If foo is passed to a method without using ref, that method might make changes to Object #24601. As a consequence of such changes, foo.Length might no longer equal 4. The method itself, however, will be unable to change foo, which will continue to hold "Object #24601".
Passing foo as a ref parameter will allow the called method to make changes not just to Object #24601, but also to foo itself. The method might create a new Object #8675309 and store a reference to that in foo. If it does so, foo would no longer hold "Object #24601", but instead "Object #8675309".
In practice, reference-type variables don't hold strings of the form "Object #8675309"; they don't even hold anything that can be meaningfully converted into a number. Even though each reference-type variable will hold some bit pattern, there is no fixed relationship between the bit patterns stored in such variables and the objects they identify. There is no way code could extract information from an object or a reference to it, and later determine whether another reference identified the same object, unless the code either held or knew of a reference that identified the original object.
This is like passing a pointer to a pointer in C. In .NET this will allow you to change what the original T refers to, personally though I think if you are doing that in .NET you have probably got a design issue!

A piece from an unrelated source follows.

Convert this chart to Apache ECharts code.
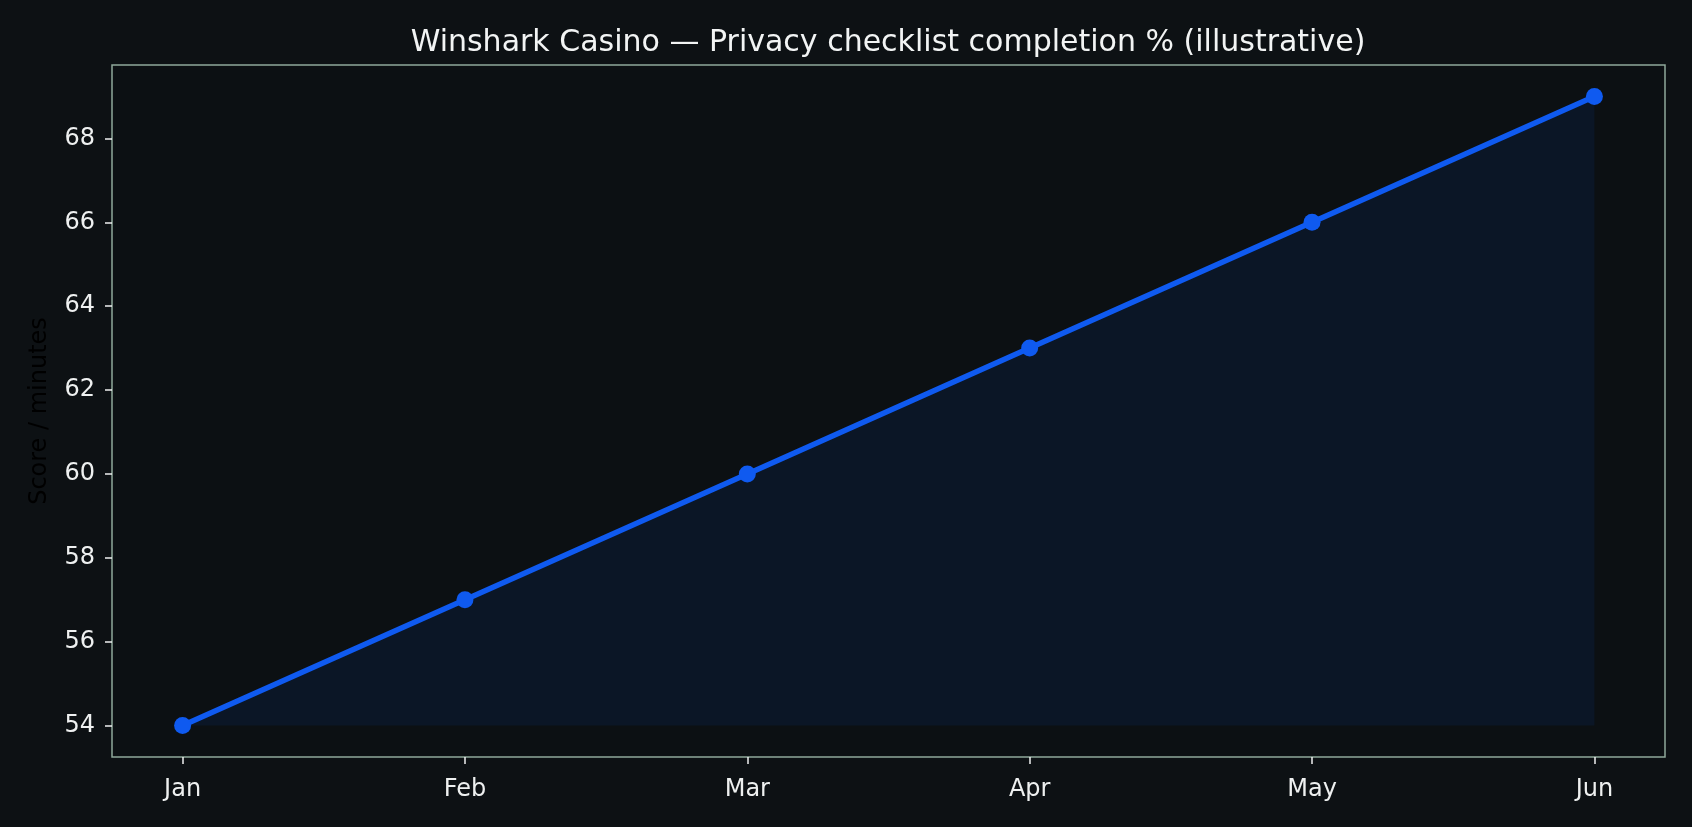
<!DOCTYPE html>
<html>
<head>
<meta charset="utf-8">
<script src="https://cdn.jsdelivr.net/npm/echarts@6/dist/echarts.min.js"></script>
<style>
html,body{margin:0;padding:0;background:#0d1114;}
#chart{width:1692px;height:827px;}
</style>
</head>
<body>
<div id="chart"></div>
<script>
const months = ['Jan', 'Feb', 'Mar', 'Apr', 'May', 'Jun'];
const completion = [54, 57, 60, 63, 66, 69];
const yTickMin = 54;
const yTickMax = 68;
const yTickStep = 2;
const titleText = 'Winshark Casino \u2014 Privacy checklist completion % (illustrative)';
const yName = 'Score / minutes';

const seriesData = completion.map((v, i) => [i, v]);
const xTicks = months.map((m, i) => i);

// axis ranges with a 5% margin like the reference
const yMin = 53.25, yMax = 69.75;
const H = 827;
const gTop = 65, gBottom = 70, gLeft = 112, gRight = 27;
const plotH = H - gTop - gBottom;
const pxPerUnit = plotH / (yMax - yMin);
const tickTop = gTop + (yMax - yTickMax) * pxPerUnit;
const tickBottom = gBottom + (yTickMin - yMin) * pxPerUnit;

const font = 'DejaVu Sans';
const fg = '#eef0f0';
const chart = echarts.init(document.getElementById('chart'), null, {renderer: 'canvas'});
chart.setOption({
  animation: false,
  backgroundColor: '#0d1114',
  title: {
    text: titleText,
    left: 888,
    top: 28,
    textAlign: 'center',
    padding: 0,
    textStyle: {color: '#f2f4f4', fontFamily: font, fontSize: 30, fontWeight: 'normal'}
  },
  grid: [{
    left: gLeft, right: gRight, top: gTop, bottom: gBottom,
    show: true, backgroundColor: '#0c1013', borderColor: '#8fa89a', borderWidth: 1.5
  }, {
    left: gLeft, right: gRight, top: tickTop, bottom: tickBottom, show: false
  }],
  xAxis: [{
    type: 'value',
    gridIndex: 0,
    min: -0.25, max: 5.25,
    splitLine: {show: false},
    axisLine: {show: false},
    axisTick: {show: true, customValues: xTicks, length: 7, lineStyle: {color: fg, width: 1.5}},
    axisLabel: {
      customValues: xTicks,
      formatter: v => months[Math.round(v)],
      color: fg, fontFamily: font, fontSize: 24, margin: 21
    }
  }, {
    type: 'value', gridIndex: 1, min: 0, max: 1, show: false
  }],
  yAxis: [{
    type: 'value',
    gridIndex: 0,
    min: yMin, max: yMax,
    name: yName,
    nameLocation: 'middle',
    nameGap: 60,
    nameTextStyle: {color: '#000000', fontFamily: font, fontSize: 24},
    splitLine: {show: false},
    axisLine: {show: false},
    axisTick: {show: false},
    axisLabel: {show: false}
  }, {
    type: 'value',
    gridIndex: 1,
    min: yTickMin, max: yTickMax, interval: yTickStep,
    splitLine: {show: false},
    axisLine: {show: false},
    axisTick: {show: true, length: 7, lineStyle: {color: fg, width: 1.5}},
    axisLabel: {color: fg, fontFamily: font, fontSize: 24, margin: 17}
  }],
  series: [{
    type: 'line',
    xAxisIndex: 0,
    yAxisIndex: 0,
    data: seriesData,
    symbol: 'circle',
    symbolSize: 17,
    color: '#0f5af0',
    lineStyle: {color: '#0f5af0', width: 5.5},
    itemStyle: {color: '#0f5af0'},
    areaStyle: {color: 'rgba(15,90,240,0.12)', origin: 54}
  }]
});
</script>
</body>
</html>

By using the ref keyword with reference types you are effectively passing a reference to the reference. In many ways it's the same as using the out keyword but with the minor difference that there's no guarantee that the method will actually assign anything to the ref'ed parameter.
ref mimics (or behaves) as a global area just for two scopes:
Caller
Callee.
If you're passing a value, however, things are different. You can force a value to be passed by reference. This allows you to pass an integer to a method, for example, and have the method modify the integer on your behalf.